By William Vogeler, Esq. on May 17, 2019

The U.S. Supreme Court gave California the final round in a decades-long tax fight, but it was a muted victory.

In Franchise Tax Board v. Hyatt, California had tried to collect $13.3 million in taxes from a wealthy inventor who had moved to Nevada. Instead, Gilbert Hyatt won a $100,000 lawsuit against the state for pursuing him. The Supreme Court reversed that judgment, but California will get no taxes from the decision. Meanwhile, the 5-4 Supreme Court drew far more interest for its dissenting point of view.

In the law as in life, everything seems to be a matter of perspective.

A Tax Matter

Hyatt moved from California to Nevada just before he cashed in on a lucrative patent. That set off a 26-year tax dispute: California imposes an income tax; Nevada does not; Hyatt said he didn't owe California anything. That's why he sued the Franchise Tax Board in Nevada -- and won. A jury awarded him $490 million, although the award was reduced to $100,000 over the course of appeals. The case plodded on, back and forth, and then up to the Supreme Court for a third time. This last and final time, California won. The Franchise Tax Board has yet to collect taxes from Hyatt, but it won't have to pay him the judgment. In reversing, the majority said "that States retain their sovereign immunity from private suits brought in the courts of other States."

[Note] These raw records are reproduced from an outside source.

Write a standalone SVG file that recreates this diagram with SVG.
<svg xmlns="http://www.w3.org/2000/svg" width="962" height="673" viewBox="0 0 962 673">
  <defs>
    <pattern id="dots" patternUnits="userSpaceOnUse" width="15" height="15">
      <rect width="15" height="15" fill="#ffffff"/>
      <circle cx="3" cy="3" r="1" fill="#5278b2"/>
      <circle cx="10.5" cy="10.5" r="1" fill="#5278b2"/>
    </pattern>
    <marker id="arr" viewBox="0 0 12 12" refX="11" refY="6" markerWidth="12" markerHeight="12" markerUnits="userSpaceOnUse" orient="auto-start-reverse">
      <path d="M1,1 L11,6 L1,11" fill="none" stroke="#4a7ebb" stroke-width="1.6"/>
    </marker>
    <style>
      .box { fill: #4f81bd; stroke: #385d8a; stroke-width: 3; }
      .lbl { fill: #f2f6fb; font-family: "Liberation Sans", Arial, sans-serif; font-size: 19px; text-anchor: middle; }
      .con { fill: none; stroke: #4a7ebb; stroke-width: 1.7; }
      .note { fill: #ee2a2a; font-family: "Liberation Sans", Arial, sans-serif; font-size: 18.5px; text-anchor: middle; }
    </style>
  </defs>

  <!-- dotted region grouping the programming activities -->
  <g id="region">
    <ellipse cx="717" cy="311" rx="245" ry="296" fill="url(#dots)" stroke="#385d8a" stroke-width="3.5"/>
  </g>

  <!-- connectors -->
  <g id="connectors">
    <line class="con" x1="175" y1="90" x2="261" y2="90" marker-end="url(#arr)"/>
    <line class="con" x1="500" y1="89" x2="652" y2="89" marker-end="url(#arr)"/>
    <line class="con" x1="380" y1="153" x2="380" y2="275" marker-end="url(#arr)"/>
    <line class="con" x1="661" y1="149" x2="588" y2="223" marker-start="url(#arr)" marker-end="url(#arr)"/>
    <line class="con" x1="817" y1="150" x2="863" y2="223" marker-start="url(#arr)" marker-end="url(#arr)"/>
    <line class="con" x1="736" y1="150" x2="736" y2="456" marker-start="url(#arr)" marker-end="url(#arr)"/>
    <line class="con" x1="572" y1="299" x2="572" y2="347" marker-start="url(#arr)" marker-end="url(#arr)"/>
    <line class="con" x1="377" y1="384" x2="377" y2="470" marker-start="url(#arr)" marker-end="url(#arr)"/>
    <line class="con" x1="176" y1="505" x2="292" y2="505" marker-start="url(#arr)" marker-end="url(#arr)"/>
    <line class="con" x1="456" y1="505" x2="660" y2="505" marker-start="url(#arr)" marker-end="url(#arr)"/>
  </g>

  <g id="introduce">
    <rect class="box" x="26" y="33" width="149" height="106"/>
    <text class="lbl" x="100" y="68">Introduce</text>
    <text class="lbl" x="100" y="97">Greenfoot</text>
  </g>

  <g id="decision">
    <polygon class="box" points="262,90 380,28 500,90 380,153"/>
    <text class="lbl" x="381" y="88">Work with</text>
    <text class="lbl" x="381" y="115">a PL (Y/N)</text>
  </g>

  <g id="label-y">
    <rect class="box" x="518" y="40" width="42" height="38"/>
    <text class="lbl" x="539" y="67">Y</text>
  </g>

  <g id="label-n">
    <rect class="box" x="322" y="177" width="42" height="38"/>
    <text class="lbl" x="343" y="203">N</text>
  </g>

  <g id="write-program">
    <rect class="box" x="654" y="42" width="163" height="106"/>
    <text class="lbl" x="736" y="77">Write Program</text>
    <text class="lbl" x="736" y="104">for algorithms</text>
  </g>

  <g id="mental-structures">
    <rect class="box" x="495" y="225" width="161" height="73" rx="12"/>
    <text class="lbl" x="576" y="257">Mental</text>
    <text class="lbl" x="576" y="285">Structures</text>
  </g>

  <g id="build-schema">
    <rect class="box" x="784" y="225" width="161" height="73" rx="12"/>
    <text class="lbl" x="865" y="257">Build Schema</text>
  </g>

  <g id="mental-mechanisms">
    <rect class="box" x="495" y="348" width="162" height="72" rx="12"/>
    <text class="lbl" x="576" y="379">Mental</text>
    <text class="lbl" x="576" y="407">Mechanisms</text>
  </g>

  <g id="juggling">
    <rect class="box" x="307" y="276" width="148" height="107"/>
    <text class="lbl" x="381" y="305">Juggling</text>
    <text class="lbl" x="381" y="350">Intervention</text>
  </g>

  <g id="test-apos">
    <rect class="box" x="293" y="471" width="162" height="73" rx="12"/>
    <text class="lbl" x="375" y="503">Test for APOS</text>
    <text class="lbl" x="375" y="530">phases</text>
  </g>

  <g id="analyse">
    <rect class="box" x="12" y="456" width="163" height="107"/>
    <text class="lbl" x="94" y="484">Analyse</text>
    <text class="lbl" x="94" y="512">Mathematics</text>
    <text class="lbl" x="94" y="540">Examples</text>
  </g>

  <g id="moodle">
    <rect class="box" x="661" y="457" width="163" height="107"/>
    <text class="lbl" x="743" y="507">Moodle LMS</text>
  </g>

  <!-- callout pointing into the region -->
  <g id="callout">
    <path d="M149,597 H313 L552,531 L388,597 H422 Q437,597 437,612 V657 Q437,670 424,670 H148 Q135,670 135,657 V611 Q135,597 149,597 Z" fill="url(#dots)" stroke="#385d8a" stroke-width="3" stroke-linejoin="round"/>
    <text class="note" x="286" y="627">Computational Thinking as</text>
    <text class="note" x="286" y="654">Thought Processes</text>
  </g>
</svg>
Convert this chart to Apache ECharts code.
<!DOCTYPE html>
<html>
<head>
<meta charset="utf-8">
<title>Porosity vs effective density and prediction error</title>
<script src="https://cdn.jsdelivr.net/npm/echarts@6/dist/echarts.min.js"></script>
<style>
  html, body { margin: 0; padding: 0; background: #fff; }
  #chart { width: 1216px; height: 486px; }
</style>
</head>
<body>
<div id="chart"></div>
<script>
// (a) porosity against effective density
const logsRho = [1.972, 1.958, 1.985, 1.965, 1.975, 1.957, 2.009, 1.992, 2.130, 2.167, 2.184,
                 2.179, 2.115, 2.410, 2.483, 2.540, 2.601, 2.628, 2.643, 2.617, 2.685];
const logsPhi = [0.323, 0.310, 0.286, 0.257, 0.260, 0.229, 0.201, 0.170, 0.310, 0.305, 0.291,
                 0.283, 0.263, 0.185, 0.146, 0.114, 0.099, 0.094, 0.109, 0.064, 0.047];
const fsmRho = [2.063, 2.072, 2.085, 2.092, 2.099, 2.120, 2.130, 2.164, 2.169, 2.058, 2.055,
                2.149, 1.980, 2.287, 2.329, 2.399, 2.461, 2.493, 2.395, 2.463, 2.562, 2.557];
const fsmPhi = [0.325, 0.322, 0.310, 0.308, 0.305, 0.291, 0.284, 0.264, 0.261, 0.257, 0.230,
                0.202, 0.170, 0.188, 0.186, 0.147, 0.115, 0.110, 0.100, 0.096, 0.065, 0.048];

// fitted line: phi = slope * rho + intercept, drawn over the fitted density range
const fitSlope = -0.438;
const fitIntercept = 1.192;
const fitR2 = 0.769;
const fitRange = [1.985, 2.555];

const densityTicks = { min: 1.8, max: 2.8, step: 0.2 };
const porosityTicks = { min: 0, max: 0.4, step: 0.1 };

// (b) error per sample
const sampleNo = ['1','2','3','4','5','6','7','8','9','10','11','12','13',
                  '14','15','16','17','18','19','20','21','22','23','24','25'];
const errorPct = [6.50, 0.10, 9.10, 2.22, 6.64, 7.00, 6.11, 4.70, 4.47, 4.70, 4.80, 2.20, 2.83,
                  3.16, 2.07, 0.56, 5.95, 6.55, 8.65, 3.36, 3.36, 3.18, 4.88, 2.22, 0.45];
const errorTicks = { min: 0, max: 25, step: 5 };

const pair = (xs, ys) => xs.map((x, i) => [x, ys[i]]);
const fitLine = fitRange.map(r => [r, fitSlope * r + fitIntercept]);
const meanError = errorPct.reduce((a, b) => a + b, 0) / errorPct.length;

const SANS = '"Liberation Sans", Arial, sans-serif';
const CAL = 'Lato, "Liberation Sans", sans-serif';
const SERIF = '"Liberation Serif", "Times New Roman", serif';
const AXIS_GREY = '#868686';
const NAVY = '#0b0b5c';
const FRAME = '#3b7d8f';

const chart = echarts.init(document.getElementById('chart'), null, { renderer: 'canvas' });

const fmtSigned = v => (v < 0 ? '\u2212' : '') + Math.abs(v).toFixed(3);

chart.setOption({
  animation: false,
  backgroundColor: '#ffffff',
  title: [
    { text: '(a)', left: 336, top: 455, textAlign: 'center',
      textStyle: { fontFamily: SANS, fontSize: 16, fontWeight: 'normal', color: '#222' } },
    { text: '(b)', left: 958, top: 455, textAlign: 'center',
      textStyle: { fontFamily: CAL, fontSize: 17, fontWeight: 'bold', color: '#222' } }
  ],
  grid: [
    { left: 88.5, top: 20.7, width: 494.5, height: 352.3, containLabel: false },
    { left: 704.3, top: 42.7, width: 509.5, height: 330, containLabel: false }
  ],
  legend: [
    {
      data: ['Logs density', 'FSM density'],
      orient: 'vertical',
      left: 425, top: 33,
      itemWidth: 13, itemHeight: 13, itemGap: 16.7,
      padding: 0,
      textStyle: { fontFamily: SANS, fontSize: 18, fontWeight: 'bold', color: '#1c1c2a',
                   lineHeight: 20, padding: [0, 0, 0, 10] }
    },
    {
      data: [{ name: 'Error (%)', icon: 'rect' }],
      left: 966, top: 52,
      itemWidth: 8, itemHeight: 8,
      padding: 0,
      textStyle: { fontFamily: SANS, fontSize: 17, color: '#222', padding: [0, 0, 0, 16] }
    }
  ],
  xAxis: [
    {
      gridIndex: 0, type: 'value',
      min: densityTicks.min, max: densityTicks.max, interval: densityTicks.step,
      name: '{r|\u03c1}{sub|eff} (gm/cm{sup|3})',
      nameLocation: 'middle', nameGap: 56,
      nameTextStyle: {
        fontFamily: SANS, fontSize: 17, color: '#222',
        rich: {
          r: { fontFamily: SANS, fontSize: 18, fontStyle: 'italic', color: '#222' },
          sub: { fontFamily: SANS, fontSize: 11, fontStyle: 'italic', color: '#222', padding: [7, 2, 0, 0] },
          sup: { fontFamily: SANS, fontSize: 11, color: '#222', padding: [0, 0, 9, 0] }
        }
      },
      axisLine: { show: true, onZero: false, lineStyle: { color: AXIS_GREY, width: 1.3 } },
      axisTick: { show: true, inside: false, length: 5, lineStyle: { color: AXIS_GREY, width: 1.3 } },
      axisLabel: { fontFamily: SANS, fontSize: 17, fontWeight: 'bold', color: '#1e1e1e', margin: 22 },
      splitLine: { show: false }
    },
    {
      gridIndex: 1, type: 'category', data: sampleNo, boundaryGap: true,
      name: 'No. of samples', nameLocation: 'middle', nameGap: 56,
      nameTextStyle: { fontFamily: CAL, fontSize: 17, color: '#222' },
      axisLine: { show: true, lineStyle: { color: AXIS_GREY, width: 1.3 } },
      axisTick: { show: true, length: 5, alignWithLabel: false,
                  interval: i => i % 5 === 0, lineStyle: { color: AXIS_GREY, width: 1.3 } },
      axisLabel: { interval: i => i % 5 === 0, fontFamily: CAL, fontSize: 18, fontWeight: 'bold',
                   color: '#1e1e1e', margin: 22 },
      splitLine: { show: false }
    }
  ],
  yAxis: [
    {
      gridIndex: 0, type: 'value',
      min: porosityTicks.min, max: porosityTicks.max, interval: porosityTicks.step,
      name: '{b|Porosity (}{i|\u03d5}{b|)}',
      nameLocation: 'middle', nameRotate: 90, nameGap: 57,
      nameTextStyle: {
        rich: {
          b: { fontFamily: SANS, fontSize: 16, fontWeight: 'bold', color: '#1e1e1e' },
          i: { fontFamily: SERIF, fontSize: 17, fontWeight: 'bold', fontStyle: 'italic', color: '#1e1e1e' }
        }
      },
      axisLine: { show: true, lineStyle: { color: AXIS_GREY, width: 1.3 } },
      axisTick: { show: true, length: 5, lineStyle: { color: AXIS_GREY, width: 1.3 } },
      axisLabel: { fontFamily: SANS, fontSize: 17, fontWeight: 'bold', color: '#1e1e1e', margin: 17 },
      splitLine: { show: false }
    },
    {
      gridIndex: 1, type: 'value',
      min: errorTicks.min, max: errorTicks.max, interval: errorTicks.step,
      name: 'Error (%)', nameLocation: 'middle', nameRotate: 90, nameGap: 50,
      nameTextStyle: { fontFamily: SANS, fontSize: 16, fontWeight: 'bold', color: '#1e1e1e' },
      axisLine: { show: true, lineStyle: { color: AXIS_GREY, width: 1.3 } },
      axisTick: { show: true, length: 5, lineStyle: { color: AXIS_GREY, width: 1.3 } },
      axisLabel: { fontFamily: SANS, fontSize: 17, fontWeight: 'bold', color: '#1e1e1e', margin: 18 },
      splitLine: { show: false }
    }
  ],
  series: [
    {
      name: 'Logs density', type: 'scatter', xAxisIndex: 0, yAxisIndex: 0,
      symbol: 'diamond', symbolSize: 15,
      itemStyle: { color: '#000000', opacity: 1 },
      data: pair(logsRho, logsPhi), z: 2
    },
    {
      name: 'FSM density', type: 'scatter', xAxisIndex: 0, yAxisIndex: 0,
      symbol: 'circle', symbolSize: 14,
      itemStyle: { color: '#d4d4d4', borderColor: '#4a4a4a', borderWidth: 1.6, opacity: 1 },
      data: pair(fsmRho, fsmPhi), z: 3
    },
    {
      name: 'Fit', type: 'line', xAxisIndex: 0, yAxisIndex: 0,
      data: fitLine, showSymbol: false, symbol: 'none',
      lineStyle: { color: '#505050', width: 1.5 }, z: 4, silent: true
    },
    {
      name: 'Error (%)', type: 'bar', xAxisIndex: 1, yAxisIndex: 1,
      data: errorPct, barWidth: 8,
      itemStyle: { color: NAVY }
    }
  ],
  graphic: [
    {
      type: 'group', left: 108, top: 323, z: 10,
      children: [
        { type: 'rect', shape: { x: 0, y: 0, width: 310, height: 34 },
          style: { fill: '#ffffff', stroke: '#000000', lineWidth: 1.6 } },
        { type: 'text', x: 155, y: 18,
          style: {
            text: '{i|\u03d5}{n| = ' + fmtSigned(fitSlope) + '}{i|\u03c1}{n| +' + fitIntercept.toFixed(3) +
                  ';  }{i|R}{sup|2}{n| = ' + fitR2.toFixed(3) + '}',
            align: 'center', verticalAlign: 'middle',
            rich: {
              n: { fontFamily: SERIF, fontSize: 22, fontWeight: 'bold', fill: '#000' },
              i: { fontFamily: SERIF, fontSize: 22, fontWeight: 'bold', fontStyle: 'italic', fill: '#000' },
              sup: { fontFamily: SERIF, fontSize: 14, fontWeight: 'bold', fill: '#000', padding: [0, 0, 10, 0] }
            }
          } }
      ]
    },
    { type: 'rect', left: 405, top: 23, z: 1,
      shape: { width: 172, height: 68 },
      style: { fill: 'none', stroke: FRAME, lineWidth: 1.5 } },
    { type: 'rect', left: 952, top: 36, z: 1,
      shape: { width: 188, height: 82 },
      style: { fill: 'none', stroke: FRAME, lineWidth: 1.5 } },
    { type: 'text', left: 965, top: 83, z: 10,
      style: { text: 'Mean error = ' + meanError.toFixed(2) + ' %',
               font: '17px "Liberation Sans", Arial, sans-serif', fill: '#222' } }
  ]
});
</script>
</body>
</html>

The decision did not sit well with the minority. They said the Supreme Court was overruling its own precedent in Nevada v. Hall. That was the bigger news of the day, especially in the legal community.

Another Matter

Writing for the dissent, Justice Stephen Breyer asked: which cases will the court overrule next? His comments whipped up a legal, political, and social whirlwind of opinions. Mark Joseph Stern, who covers the courts and the law for Slate, said the dissenters are warning that Roe v. Wade is in danger. It wasn't just Breyer's comments about overturning precedent, Stern said.

"And if there were any doubt which cases Breyer was alluding to in this dark denouement, he cited the portion of Planned Parenthood v. Casey that explained why Roe should be upheld," he wrote. "The justice has hoisted a red flag, alerting the country that the court's conservative majority is preparing an assault on the right to abortion access."

That's just an opinion, of course, like Nevada v. Hall. Apparently things change depending on the Supreme Court's perspective, too.